Kevin Pietersen plays, though whether he needed to be penetrated by some frighteningly long needles to become available is unknown. England are also playing two spinners, having found a novel new way to break a talented legspinner almost before his career has begun. Dimi Mascarenhas also comes in. Eoin Morgan, Ryan Sidebottom and Bobbie Key – who after that lovely 10 not out the other day is clearly destined to become to international Twenty20 what Stuart Law was to Test cricket – after make way.

England Bopara, Wright, Pietersen, Shah, Collingwood (capt), Mascarenhas, Foster (wk), Swann, Broad, Rashid, Anderson.

Pakistan Butt, Shahzad, Akmal (wk), Younus Khan (capt), Misbah, Shoaib Malik, Afridi, Arafat, Gul, Amir, Ajmal.

Links department So here is a very enjoyable cricket book, particularly for those of an OBO persuasion.

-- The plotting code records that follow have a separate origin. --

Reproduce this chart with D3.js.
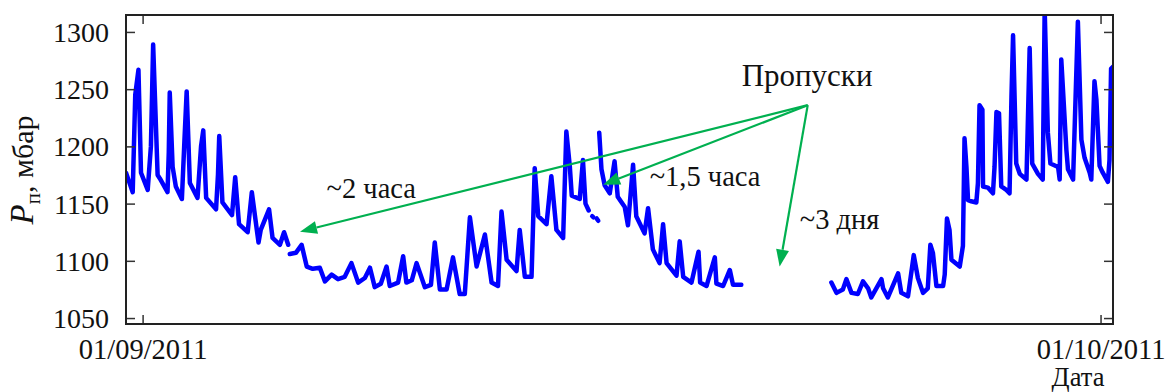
<!DOCTYPE html>
<html><head><meta charset="utf-8">
<script src="https://cdn.jsdelivr.net/npm/d3@7"></script>
<style>
body{margin:0;background:#fff}
svg{display:block}
text{font-family:"Liberation Serif","Times New Roman",serif;fill:#111}
</style>
</head><body>
<svg id="chart" width="1169" height="392"></svg>
<script>
// Days since 01/09/2011 (fractional) and pressure, mbar — four recorded pieces separated by gaps
const segment1 = [[-0.52,1177],[-0.31,1160],[-0.23,1245],[-0.13,1267],[-0.05,1177],[0.16,1162],[0.26,1200],[0.33,1289],[0.47,1175],[0.54,1172],[0.78,1160],[0.82,1195],[0.85,1247],[0.94,1182],[1.04,1165],[1.23,1154],[1.31,1205],[1.38,1248],[1.48,1168],[1.72,1155],[1.83,1200],[1.90,1214],[1.99,1155],[2.30,1145],[2.36,1175],[2.40,1209],[2.50,1151],[2.80,1140],[2.90,1173],[3.02,1132],[3.29,1125],[3.42,1160],[3.63,1116],[3.70,1127],[3.96,1145],[4.07,1120],[4.30,1114],[4.43,1125],[4.56,1114]];
const segment2 = [[4.61,1106],[4.80,1107],[4.98,1114],[5.14,1095],[5.33,1093],[5.55,1094],[5.71,1082],[5.92,1088],[6.12,1084],[6.33,1086],[6.54,1098],[6.75,1081],[6.96,1085],[7.12,1094],[7.27,1077],[7.46,1080],[7.64,1095],[7.74,1078],[8.00,1081],[8.16,1104],[8.26,1081],[8.43,1083],[8.58,1098],[8.84,1077],[9.03,1079],[9.15,1116],[9.31,1075],[9.52,1075],[9.72,1103],[9.93,1071],[10.09,1071],[10.25,1138],[10.46,1095],[10.72,1123],[10.93,1081],[11.13,1078],[11.24,1143],[11.40,1101],[11.71,1091],[11.81,1127],[11.97,1086],[12.18,1086],[12.28,1181],[12.39,1139],[12.65,1132],[12.80,1174],[12.96,1127],[13.17,1120],[13.27,1213],[13.38,1182],[13.44,1157],[13.69,1154],[13.79,1188],[13.87,1150],[13.97,1144]];
const segment2b = [[14.08,1139],[14.12,1138]];
const segment2c = [[14.22,1137],[14.27,1135]];
const segment3 = [[14.30,1212],[14.37,1180],[14.47,1166],[14.63,1159],[14.78,1187],[14.88,1156],[15.10,1147],[15.20,1131],[15.36,1184],[15.46,1139],[15.72,1124],[15.83,1146],[15.98,1110],[16.19,1098],[16.30,1132],[16.41,1098],[16.72,1087],[16.82,1117],[16.93,1086],[17.19,1081],[17.41,1108],[17.46,1081],[17.66,1078],[17.92,1103],[17.97,1080],[18.18,1078],[18.39,1092],[18.49,1079],[18.75,1079]];
const segment4 = [[21.57,1081],[21.73,1072],[21.93,1075],[22.04,1084],[22.20,1072],[22.40,1071],[22.56,1082],[22.72,1076],[22.82,1068],[23.14,1084],[23.19,1076],[23.34,1068],[23.66,1089],[23.76,1072],[23.97,1069],[24.15,1105],[24.28,1085],[24.44,1072],[24.59,1076],[24.67,1114],[24.75,1107],[24.86,1078],[25.07,1078],[25.12,1088],[25.19,1137],[25.27,1127],[25.33,1101],[25.59,1095],[25.69,1113],[25.74,1207],[25.80,1182],[25.85,1153],[25.95,1152],[26.11,1151],[26.16,1168],[26.21,1236],[26.30,1232],[26.32,1165],[26.47,1164],[26.63,1159],[26.68,1182],[26.74,1230],[26.82,1229],[26.89,1165],[27.05,1162],[27.15,1159],[27.21,1243],[27.26,1297],[27.36,1185],[27.47,1176],[27.68,1171],[27.78,1286],[27.86,1185],[28.04,1176],[28.19,1171],[28.25,1320],[28.35,1212],[28.43,1185],[28.67,1182],[28.72,1171],[28.77,1276],[28.93,1197],[28.98,1180],[29.14,1171],[29.29,1309],[29.40,1206],[29.50,1190],[29.66,1177],[29.71,1171],[29.81,1257],[29.87,1241],[29.97,1183],[30.07,1177],[30.23,1169],[30.28,1188],[30.33,1268],[30.41,1270],[30.44,1212]];
const segments = [segment1, segment2, segment2b, segment2c, segment3, segment4];

const yTicks = [1050,1100,1150,1200,1250,1300];
const xTickDays = [0, 30];
const xTickLabels = ["01/09/2011", "01/10/2011"];
const xAxisTitle = "Дата";
const yAxisTitle = ["P", "п", ", мбар"];

// annotation: common origin and arrow tips (day, value)
const arrowOrigin = [20.83, 1236];
const arrowTips = [[4.93, 1125.5], [14.42, 1166.5], [19.95, 1095]];
const noteTexts = ["Пропуски", "~2 часа", "~1,5 часа", "~3 дня"];
const notePositions = [[18.76, 1253], [5.76, 1155], [15.88, 1165.5], [20.58, 1128]];

const svg = d3.select("#chart");
const L = 126, R = 1113, T = 15, B = 324;
const x = d3.scaleLinear().domain([-0.52, 30.39]).range([L, R]);
const y = d3.scaleLinear().domain([1044.8, 1314.8]).range([B, T]);

svg.append("defs").append("clipPath").attr("id","clip")
  .append("rect").attr("x",L).attr("y",T).attr("width",R-L).attr("height",B-T);

const line = d3.line().x(d=>x(d[0])).y(d=>y(d[1]));
svg.append("g").attr("clip-path","url(#clip)")
  .selectAll("path").data(segments).join("path")
  .attr("d", line).attr("fill","none").attr("stroke","#0000ff")
  .attr("stroke-width",4.5).attr("stroke-linejoin","round").attr("stroke-linecap","round");

// axes (ticks inward)
const tl = 9;
const gl = svg.append("g").attr("transform",`translate(${L},0)`)
  .call(d3.axisLeft(y).tickValues(yTicks).tickSize(-tl).tickPadding(tl+8).tickFormat(d3.format("d")));
const gr = svg.append("g").attr("transform",`translate(${R},0)`)
  .call(d3.axisRight(y).tickValues(yTicks).tickSize(-tl).tickFormat(""));
const gb = svg.append("g").attr("transform",`translate(0,${B})`)
  .call(d3.axisBottom(x).tickValues(xTickDays).tickSize(-tl).tickPadding(14.7).tickFormat((d,i)=>xTickLabels[i]));
const gt = svg.append("g").attr("transform",`translate(0,${T})`)
  .call(d3.axisTop(x).tickValues(xTickDays).tickSize(-tl).tickFormat(""));
[gl,gr,gb,gt].forEach(g=>{
  g.select(".domain").remove();
  g.selectAll(".tick line").attr("stroke","#333").attr("stroke-width",1.5);
  g.selectAll("text").attr("font-size",28).attr("font-family","Liberation Serif").attr("fill","#111");
});
gl.selectAll("text").attr("dy","0.34em");
gb.selectAll("text").attr("dy","0.71em").attr("font-size",28.5);

svg.append("rect").attr("x",L).attr("y",T).attr("width",R-L).attr("height",B-T)
  .attr("fill","none").attr("stroke","#222").attr("stroke-width",2);

svg.append("text").attr("x",1078).attr("y",386.3).attr("text-anchor","middle")
  .attr("font-size",26.5).text(xAxisTitle);

const yt = svg.append("text").attr("transform","translate(33,170) rotate(-90)")
  .attr("text-anchor","middle").attr("font-size",30);
yt.append("tspan").attr("font-style","italic").attr("font-size",33).text(yAxisTitle[0]);
yt.append("tspan").attr("font-size",21).attr("dy",7).text(yAxisTitle[1]);
yt.append("tspan").attr("dy",-7).text(yAxisTitle[2]);

// arrows
const green = "#00b050";
const ox = x(arrowOrigin[0]), oy = y(arrowOrigin[1]);
const ag = svg.append("g");
arrowTips.forEach(t=>{
  const tx = x(t[0]), ty = y(t[1]);
  const ang = Math.atan2(ty-oy, tx-ox);
  const hl = 17, hw = 6.5;
  const bx = tx - hl*Math.cos(ang), by = ty - hl*Math.sin(ang);
  ag.append("line").attr("x1",ox).attr("y1",oy).attr("x2",bx).attr("y2",by)
    .attr("stroke",green).attr("stroke-width",2.2);
  const px = -Math.sin(ang), py = Math.cos(ang);
  ag.append("path").attr("d",`M${tx},${ty}L${bx+px*hw},${by+py*hw}L${bx-px*hw},${by-py*hw}Z`)
    .attr("fill",green);
});

svg.selectAll("text.note").data(noteTexts).join("text").attr("class","note")
  .attr("x",(d,i)=>x(notePositions[i][0])).attr("y",(d,i)=>y(notePositions[i][1]))
  .attr("font-size",(d,i)=>i===0?31:28.5).text(d=>d);
</script>
</body></html>
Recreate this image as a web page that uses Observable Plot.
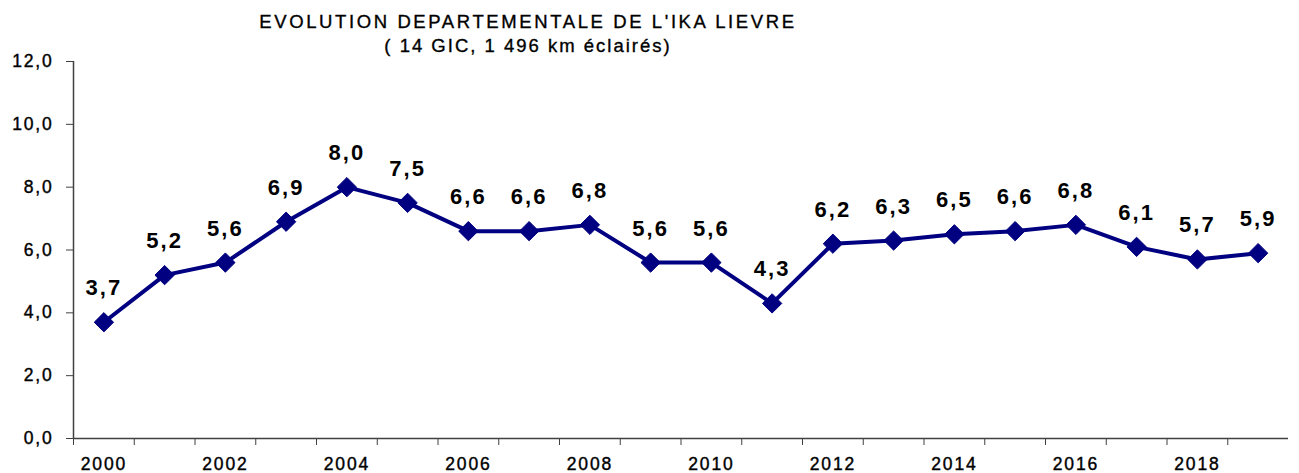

Here and here are my favourite new songs. Here is my favourite song that isn’t strictly new. And here is a very enjoyable podcast about rugby, if that isn’t a contradiction in terms, from Hereford’s premier OBO groupie (few fields are more competitive), Lee Calvert.

Of all the teams in all the towns in all the world, England might have wanted to run into Pakistan the least. Yes they are laughably erratic, but in their naked talent and unfettered nature they are everything the English cricket team are not, and they draw a gleeful, anarchic pleasure from sticking it up England in important games. They also have a truly formidable Twenty20 record, with only three defeats in 17 internationals so far. The worry is not only that England might lose; they could be obliterated. Still, they stayed in the tournament longer than Scotland.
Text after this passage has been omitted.